Stated task:
Output the lines exactly, from the one where "Reproduce this chart with matplotlib." appears through the one where "from matplotlib.patches import Rectangle" appears. Images are left out.

Charts and diagrams as code:

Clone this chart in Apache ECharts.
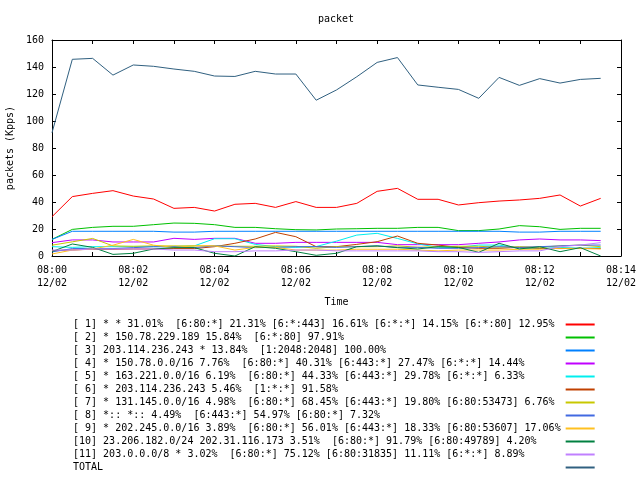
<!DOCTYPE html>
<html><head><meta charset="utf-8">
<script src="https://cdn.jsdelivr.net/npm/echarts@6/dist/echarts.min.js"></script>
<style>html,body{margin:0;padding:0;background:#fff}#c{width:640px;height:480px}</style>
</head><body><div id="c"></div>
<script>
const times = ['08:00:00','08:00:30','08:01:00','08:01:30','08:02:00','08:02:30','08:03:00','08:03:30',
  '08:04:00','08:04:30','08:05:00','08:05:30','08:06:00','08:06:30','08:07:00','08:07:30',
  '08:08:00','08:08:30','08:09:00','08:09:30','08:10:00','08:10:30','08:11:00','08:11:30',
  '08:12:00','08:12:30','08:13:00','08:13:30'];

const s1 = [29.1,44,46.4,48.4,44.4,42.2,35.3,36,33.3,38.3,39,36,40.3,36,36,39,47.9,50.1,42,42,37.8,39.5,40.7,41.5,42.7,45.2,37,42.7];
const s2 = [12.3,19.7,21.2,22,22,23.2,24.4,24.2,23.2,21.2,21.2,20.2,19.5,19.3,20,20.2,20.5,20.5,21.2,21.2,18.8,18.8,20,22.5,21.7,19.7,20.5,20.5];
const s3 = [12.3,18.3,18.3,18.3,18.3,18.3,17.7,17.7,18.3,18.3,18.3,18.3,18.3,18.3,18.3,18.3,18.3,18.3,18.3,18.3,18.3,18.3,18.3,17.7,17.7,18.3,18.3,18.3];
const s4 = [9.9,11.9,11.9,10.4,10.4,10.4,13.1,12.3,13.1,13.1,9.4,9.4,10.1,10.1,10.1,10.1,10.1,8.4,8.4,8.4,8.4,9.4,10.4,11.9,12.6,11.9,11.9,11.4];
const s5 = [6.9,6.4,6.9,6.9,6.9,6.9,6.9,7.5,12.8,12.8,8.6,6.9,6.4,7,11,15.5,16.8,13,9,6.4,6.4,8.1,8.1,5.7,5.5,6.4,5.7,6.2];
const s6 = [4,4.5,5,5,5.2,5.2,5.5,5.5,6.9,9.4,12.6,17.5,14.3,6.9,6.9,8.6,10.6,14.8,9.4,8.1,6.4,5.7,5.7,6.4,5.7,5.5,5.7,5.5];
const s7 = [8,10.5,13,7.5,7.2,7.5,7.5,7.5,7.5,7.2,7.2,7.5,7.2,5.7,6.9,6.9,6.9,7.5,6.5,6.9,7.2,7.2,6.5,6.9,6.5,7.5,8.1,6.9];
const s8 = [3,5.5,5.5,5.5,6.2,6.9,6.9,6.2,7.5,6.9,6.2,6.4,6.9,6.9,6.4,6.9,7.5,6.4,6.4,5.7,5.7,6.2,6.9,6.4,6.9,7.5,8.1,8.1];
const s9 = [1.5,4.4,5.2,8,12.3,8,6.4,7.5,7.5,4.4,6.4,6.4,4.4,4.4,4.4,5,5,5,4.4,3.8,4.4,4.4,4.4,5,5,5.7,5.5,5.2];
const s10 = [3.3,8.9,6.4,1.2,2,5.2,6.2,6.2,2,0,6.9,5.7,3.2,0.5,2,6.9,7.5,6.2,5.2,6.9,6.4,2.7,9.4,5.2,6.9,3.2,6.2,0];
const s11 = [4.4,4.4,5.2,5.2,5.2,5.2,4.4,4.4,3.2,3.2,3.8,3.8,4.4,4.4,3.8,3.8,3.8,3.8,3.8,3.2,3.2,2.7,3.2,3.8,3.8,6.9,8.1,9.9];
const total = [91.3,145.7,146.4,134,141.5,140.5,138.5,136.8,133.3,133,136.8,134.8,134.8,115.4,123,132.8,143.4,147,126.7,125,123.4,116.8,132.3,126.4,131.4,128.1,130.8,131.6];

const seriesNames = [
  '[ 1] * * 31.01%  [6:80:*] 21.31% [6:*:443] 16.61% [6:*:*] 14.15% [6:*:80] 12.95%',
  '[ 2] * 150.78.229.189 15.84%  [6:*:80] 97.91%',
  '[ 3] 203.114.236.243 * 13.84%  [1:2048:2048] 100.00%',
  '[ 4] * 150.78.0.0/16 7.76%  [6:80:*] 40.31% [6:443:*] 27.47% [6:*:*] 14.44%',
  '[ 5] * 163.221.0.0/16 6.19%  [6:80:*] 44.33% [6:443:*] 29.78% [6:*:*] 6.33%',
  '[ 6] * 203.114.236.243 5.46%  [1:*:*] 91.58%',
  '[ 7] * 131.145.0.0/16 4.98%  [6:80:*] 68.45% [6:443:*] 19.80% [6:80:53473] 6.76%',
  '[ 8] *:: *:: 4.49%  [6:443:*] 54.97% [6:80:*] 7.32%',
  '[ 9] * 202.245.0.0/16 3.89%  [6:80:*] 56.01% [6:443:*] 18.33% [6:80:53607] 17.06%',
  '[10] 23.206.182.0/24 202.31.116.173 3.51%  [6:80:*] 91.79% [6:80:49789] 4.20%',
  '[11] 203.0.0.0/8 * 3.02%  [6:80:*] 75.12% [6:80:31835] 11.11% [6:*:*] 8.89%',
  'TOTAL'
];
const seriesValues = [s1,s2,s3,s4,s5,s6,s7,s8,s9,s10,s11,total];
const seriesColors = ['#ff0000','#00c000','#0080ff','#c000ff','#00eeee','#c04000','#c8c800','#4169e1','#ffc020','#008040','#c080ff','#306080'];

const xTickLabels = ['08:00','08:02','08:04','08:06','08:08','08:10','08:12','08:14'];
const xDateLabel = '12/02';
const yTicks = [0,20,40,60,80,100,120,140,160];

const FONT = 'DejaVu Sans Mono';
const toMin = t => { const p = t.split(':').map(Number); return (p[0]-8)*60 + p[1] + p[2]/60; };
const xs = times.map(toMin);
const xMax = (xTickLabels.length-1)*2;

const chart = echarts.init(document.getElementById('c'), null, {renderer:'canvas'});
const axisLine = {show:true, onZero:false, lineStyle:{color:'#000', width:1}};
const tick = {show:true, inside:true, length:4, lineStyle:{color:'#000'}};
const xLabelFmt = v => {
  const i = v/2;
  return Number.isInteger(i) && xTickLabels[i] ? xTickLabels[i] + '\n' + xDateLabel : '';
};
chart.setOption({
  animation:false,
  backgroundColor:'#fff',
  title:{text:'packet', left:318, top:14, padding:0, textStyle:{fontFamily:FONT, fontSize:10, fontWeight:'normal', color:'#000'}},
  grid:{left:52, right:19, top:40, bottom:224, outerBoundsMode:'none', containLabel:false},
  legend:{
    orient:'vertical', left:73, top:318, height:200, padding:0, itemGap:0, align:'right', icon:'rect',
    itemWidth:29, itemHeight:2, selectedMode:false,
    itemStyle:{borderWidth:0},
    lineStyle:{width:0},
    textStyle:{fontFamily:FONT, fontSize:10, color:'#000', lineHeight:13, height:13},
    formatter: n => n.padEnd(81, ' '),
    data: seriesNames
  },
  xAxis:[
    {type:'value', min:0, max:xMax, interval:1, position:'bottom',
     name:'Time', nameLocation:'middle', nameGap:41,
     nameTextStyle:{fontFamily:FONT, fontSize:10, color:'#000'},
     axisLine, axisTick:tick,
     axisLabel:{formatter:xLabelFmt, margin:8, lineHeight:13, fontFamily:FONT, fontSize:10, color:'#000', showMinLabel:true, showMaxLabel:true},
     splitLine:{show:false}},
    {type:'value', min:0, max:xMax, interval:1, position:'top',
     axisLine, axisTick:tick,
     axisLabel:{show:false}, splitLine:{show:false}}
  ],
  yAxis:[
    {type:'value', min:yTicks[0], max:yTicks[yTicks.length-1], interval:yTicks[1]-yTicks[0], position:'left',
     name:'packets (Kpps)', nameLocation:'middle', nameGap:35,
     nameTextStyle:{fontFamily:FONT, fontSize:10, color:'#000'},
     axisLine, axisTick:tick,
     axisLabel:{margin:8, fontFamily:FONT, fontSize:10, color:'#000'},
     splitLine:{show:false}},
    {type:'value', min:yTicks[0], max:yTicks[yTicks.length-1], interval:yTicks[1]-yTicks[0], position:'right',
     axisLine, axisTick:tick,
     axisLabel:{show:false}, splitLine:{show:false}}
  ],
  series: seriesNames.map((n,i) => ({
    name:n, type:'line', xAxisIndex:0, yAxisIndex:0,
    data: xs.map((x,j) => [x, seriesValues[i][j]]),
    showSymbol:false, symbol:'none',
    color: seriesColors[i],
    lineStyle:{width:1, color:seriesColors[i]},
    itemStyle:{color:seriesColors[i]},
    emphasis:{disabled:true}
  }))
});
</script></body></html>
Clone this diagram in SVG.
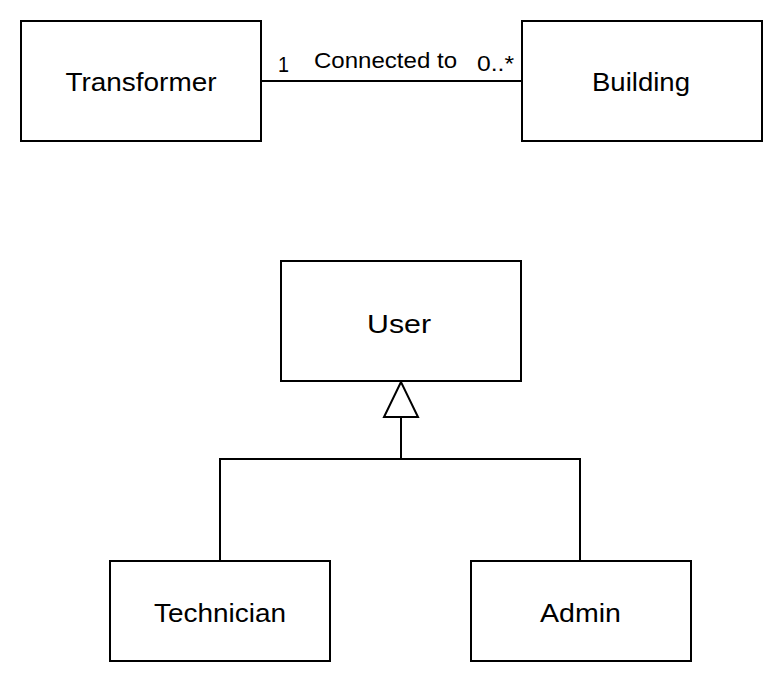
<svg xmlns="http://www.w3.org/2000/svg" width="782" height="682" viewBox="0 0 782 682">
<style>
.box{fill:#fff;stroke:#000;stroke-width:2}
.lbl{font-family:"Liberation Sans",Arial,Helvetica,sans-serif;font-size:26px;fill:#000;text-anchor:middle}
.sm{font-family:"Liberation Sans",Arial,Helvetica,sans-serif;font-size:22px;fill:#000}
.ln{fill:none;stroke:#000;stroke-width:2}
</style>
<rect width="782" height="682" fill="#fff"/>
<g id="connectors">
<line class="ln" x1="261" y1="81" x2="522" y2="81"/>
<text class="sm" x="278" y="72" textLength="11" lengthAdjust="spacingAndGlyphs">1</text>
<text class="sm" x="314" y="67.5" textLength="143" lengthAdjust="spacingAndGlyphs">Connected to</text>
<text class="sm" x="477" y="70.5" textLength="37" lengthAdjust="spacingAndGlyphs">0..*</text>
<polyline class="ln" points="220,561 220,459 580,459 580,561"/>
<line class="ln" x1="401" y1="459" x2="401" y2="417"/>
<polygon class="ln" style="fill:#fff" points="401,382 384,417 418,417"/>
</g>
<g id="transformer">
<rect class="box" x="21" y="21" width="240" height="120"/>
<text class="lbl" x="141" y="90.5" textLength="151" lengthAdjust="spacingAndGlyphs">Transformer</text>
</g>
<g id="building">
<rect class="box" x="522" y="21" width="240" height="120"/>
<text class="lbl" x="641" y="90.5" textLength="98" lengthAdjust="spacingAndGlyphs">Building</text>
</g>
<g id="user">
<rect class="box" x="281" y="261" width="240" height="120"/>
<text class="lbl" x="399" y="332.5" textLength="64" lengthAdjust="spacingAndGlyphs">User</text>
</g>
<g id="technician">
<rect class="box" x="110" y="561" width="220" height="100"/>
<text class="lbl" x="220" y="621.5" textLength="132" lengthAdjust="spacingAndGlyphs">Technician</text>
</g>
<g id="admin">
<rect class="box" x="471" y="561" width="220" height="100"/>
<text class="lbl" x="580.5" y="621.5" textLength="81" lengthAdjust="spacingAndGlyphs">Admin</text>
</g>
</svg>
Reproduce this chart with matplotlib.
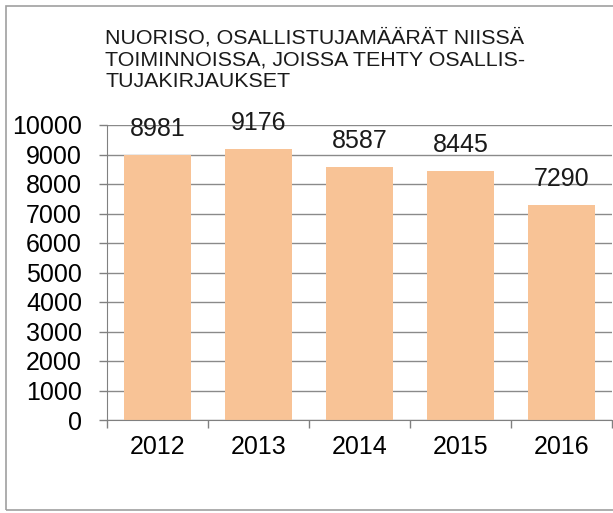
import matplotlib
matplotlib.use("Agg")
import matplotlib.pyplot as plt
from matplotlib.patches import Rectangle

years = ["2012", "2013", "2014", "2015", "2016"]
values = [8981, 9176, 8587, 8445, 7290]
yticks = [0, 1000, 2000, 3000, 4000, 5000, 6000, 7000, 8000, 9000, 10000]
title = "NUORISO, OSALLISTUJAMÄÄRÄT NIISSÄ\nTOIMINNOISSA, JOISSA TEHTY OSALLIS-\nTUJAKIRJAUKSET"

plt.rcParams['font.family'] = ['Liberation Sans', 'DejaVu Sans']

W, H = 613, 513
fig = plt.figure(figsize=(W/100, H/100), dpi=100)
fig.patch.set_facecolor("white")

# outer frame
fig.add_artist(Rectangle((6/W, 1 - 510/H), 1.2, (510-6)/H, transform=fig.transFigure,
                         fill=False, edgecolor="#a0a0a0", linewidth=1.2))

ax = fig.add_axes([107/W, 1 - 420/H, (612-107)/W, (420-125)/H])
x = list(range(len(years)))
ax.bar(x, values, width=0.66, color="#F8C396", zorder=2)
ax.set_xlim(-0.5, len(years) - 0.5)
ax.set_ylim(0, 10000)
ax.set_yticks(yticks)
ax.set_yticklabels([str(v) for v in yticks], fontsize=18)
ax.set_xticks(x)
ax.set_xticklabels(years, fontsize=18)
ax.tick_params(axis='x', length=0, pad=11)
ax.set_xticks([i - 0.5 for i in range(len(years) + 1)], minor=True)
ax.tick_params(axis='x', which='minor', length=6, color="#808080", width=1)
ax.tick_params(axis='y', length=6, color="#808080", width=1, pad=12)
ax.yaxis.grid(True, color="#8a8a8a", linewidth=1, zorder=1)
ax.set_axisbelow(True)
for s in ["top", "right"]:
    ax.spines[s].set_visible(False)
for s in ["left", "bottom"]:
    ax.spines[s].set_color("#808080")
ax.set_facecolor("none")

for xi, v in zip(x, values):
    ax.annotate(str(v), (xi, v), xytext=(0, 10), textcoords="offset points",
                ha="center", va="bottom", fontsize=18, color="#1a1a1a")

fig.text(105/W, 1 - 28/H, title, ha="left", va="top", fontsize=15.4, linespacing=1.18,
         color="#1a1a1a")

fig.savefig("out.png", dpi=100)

Full answer:
Reproduce this chart with matplotlib.
import matplotlib
matplotlib.use("Agg")
import matplotlib.pyplot as plt
from matplotlib.patches import Rectangle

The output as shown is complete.